– Хотите похвастаться, унтер? – спросил тоттмейстер Бергер с усмешкой. – Открыли счет, значит?
– Так точно, мейстер. Первого француза записали.
– Кто?
– Юнгер из второго отделения. Снайпер.
– Хороший стрелок, – кивнул Бергер. – Верный глаз. А теперь к сути.
– Оберст…
– Насчет оберста. Я слышал, вы уже гостили у него и даже выполняли функции моего представителя, унтер-офицер Корф?
– Так точно, мейстер. Мой взвод прибыл первым. И мне пришлось нанести визит в штаб двести четырнадцатого полка на правах полномочного представителя роты.
– Не собираюсь корить за это. Расскажите ваши впечатления от встречи.
«Ты же видишь мои мысли яснее, чем собственную фуражку, – подумал Дирк. Точнее, подумал кто-то вместо него, и эта мысль тоненькой струйкой серого порохового дыма проскочила под другими его мыслями, более тяжелыми и основательными. – Неужели тебе доставляет удовольствие это слушать?»
Как и прежде, стоя перед мейстером, безраздельным властителем его тела и души, Дирк ощущал себя…
Раньше он часто пытался вспомнить, было ли ему известно в прошлой жизни подобное чувство. Не восторга, не почитания, не униженности, не страха, не почтения, не брезгливости и не благоговения – а всех этих ощущений в равной мере, смешанных в бурлящий, невозможно крепкий коктейль. Насколько прост был тоттмейстер Бергер снаружи, настолько сложна была его внутренняя суть, в обществе которой ни одно человеческое чувство восприятия не могло передать нужные ощущения.

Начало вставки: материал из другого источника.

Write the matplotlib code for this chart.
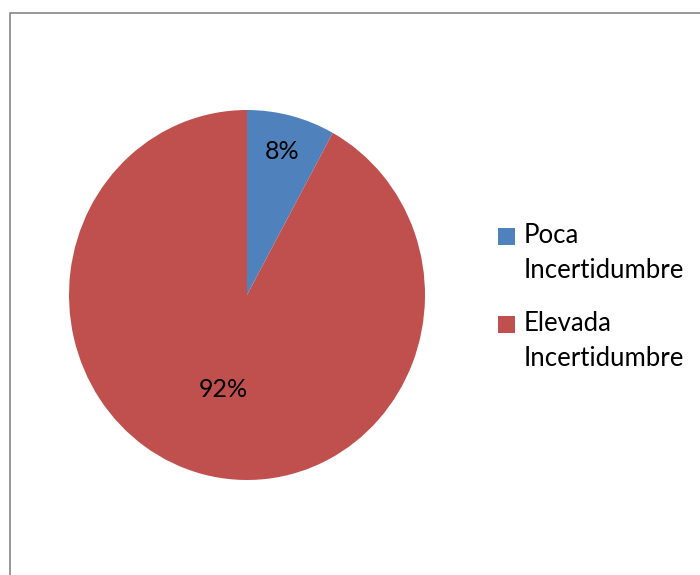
import matplotlib.pyplot as plt
from matplotlib.patches import Rectangle
import numpy as np

categories = ["Poca\nIncertidumbre", "Elevada\nIncertidumbre"]
values = [8, 92]
colors = ["#4F81BD", "#C0504D"]

plt.rcParams['font.family'] = ['Lato', 'DejaVu Sans']

fig = plt.figure(figsize=(7, 5.75), dpi=100)

# chart border (runs off the right and bottom edges)
fig.patches.append(Rectangle((9.5 / 700, -0.05), 1.0, 1 - 12.5 / 575 + 0.05,
                             transform=fig.transFigure, fill=False,
                             edgecolor="#868686", linewidth=1.2))

ax = fig.add_axes([69 / 700, 95 / 575, 356 / 700, 370 / 575])
wedges, texts, autotexts = ax.pie(values, colors=colors, startangle=90,
                                  counterclock=False, radius=1,
                                  autopct="%1.0f%%", pctdistance=0.6,
                                  textprops={"fontsize": 18, "color": "black"},
                                  wedgeprops={"linewidth": 0})
ax.set_aspect("auto")
ax.set_xlim(-1, 1)
ax.set_ylim(-1, 1)

# move percentage labels like the original
for t, r in zip(autotexts, [0.8, 0.525]):
    x, y = t.get_position()
    n = np.hypot(x, y)
    t.set_position((x / n * r, y / n * r))

# legend drawn by hand so the square sits on the first line
for i, (lab, col) in enumerate(zip(categories, colors)):
    ytop = 228 + i * 88
    fig.patches.append(Rectangle((498 / 700, 1 - (ytop + 17) / 575), 17 / 700, 17 / 575,
                                 transform=fig.transFigure, facecolor=col,
                                 edgecolor="none"))
    for j, line in enumerate(lab.split("\n")):
        base = 243 + i * 88 + j * 35
        fig.text(524 / 700, 1 - base / 575, line, fontsize=18.5,
                 va="baseline", ha="left")

fig.savefig("out.png", dpi=100)
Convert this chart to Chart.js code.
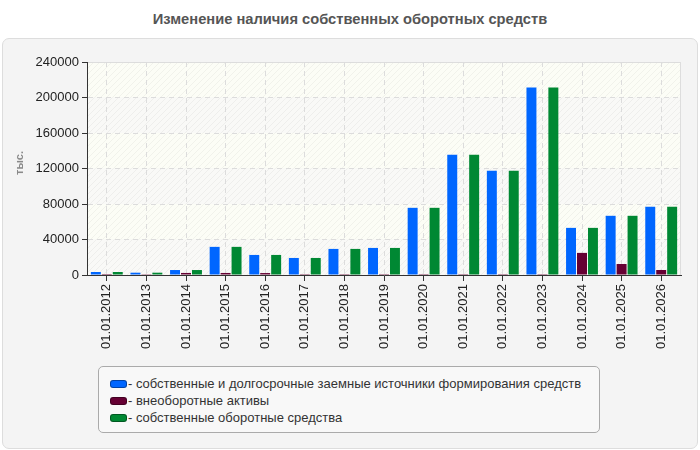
<!DOCTYPE html>
<html><head><meta charset="utf-8">
<script src="https://cdn.jsdelivr.net/npm/chart.js@4/dist/chart.umd.min.js"></script>
<style>
html,body{margin:0;padding:0;background:#fff;width:700px;height:450px;overflow:hidden;font-family:"Liberation Sans",Arial,sans-serif;}
#title{position:absolute;left:0;top:11px;width:700px;text-align:center;font-weight:bold;font-size:14.7px;color:#555;}
#panel{position:absolute;left:2px;top:38px;width:694px;height:409px;background:#f4f4f4;border:1px solid #ddd;border-radius:7px;}
#wrap{position:absolute;left:0;top:0;width:700px;height:450px;}
#legend{position:absolute;left:98px;top:366px;width:502px;height:67px;border:1px solid #aaa;border-radius:5px;background:#f8f8f8;box-sizing:border-box;padding-top:8px;}
.li{height:17px;line-height:17px;font-size:13px;color:#333;padding-left:11px;white-space:nowrap;}
.sw{display:inline-block;width:17px;height:8px;border-radius:3px;margin-right:1px;vertical-align:0px;box-sizing:border-box;border:1px solid rgba(0,0,0,0.35);}
#ylab{position:absolute;left:7px;top:163px;transform:translate(0,-50%) rotate(-90deg);transform-origin:center;font-size:11px;font-weight:bold;color:#888;}
</style></head>
<body>
<div id="title">Изменение наличия собственных оборотных средств</div>
<div id="panel"></div>
<div id="wrap"><canvas id="c" width="700" height="450"></canvas></div>
<div id="ylab">тыс.</div>
<div id="legend"></div>
<script>
const categories = ["01.01.2012","01.01.2013","01.01.2014","01.01.2015","01.01.2016","01.01.2017","01.01.2018","01.01.2019","01.01.2020","01.01.2021","01.01.2022","01.01.2023","01.01.2024","01.01.2025","01.01.2026"];
const ownAndLongTerm = [3400,2600,5600,31700,22600,19200,29400,30500,75700,135600,117500,211400,53100,66700,76900];
const nonCurrentAssets = [1100,900,2300,2300,2200,1000,1000,1000,1000,1000,1000,1000,24900,12400,5650];
const ownWorkingCapital = [3400,2600,5600,31700,22600,19200,29400,30500,75700,135600,117500,211400,53100,66700,76900];
const seriesNames = ["- собственные и долгосрочные заемные источники формирования средств","- внеоборотные активы","- собственные оборотные средства"];
const seriesColors = ["#0066ff","#660033","#008833"];
const yTicks = [0,40000,80000,120000,160000,200000,240000];

function makePattern(base){
  const p=document.createElement('canvas');p.width=6;p.height=6;
  const g=p.getContext('2d');g.fillStyle=base;g.fillRect(0,0,6,6);
  g.strokeStyle='rgba(0,0,0,0.045)';g.lineWidth=1;
  g.beginPath();g.moveTo(0,6);g.lineTo(6,0);g.moveTo(-3,3);g.lineTo(3,-3);g.moveTo(3,9);g.lineTo(9,3);g.stroke();
  return g.createPattern(p,'repeat');
}
const bgPlugin={id:'bg',beforeDraw(chart){
  const {ctx,chartArea:a,scales:{y}}=chart;
  ctx.save();
  const pA=makePattern('#fcfdf6'), pB=makePattern('#f9f9f7');
  for(let i=0;i<yTicks.length-1;i++){
    const t=y.getPixelForValue(yTicks[i+1]), b=y.getPixelForValue(yTicks[i]);
    ctx.fillStyle=((yTicks.length-2-i)%2===0)?pA:pB;
    ctx.fillRect(a.left,t,a.right-a.left,b-t);
  }
  ctx.strokeStyle='#dddddd';ctx.lineWidth=1;
  ctx.beginPath();ctx.moveTo(a.left,a.top+0.5);ctx.lineTo(a.right,a.top+0.5);ctx.moveTo(a.right-0.5,a.top);ctx.lineTo(a.right-0.5,a.bottom);ctx.stroke();
  ctx.restore();
}};

const datasets=[ownAndLongTerm,nonCurrentAssets,ownWorkingCapital].map((d,i)=>({
  label:seriesNames[i],data:d,backgroundColor:seriesColors[i],borderWidth:0,
  categoryPercentage:0.83,barPercentage:0.91
}));

new Chart(document.getElementById('c'),{
  type:'bar',
  data:{labels:categories,datasets},
  plugins:[bgPlugin],
  options:{
    responsive:false,animation:false,
    layout:{padding:{left:0,right:19,top:62,bottom:0}},
    plugins:{legend:{display:false},tooltip:{enabled:false}},
    scales:{
      x:{
        grid:{offset:false,color:'#dcdcdc',tickColor:'#333',tickLength:6,drawTicks:true},
        border:{color:'#333',width:1,dash:[5,4]},
        ticks:{color:'#222',font:{family:'"Liberation Sans", Arial',size:13},maxRotation:90,minRotation:90,padding:3,autoSkip:false},
        afterFit(s){s.height=175;}
      },
      y:{
        min:0,max:240000,
        afterBuildTicks(s){s.ticks=yTicks.map(v=>({value:v}));},
        grid:{color:'#dcdcdc',tickColor:'#333',tickLength:5},
        border:{color:'#333',width:1,dash:[5,4]},
        ticks:{color:'#222',font:{family:'"Liberation Sans", Arial',size:13},padding:3,callback:v=>String(v)},
        afterFit(s){s.width=87;}
      }
    }
  }
});

const lg=document.getElementById('legend');
seriesNames.forEach((n,i)=>{
  const d=document.createElement('div');d.className='li';
  const sw=document.createElement('span');sw.className='sw';sw.style.background=seriesColors[i];
  d.appendChild(sw);d.appendChild(document.createTextNode(n));lg.appendChild(d);
});
</script>
</body></html>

Он был… Дирк никогда не мог понять, каков мейстер на самом деле. Как простое зеркало не в силах отразить бесплотную душу, так ни единое слово из всех известных человеческих языков не могло в полной мере отразить суть тоттмейстера Бергера. Он мог показаться угрюмым, спокойным, раздражительным, миролюбивым, напряженным, нетерпеливым, флегматичным, саркастичным, болезненным, утомленным, напористым, бессильным, скучающим… И все это в один-единственный миг. А в следующий миг смотрящему делалось совершенно ясно, что ничего этого нет и в помине, а есть что-то другое, непонятное, непривычное и не вполне человеческое. И единственное, что делается совершенно ясно в такой миг, – то, что с этим лучше не соприкасаться.
Дирку же выбирать не приходилось. Этому человеку он принадлежал безраздельно, душой, телом, мыслями и потрохами.
– У меня не было возможности оценить профессиональные качества оберста, мейстер, – сказал он сдержанно, – но он произвел впечатление вполне серьезного человека и грамотного офицера. Осторожный. Пытается поддерживать репутацию несдержанного и прямолинейного командира, этакого рубаки, но он гораздо умнее, чем хочет казаться. С Чумным Легионом прежде дела не имел и не особо представляет, чего от него ждать. Боится и презирает в равной мере. Наверно, это все.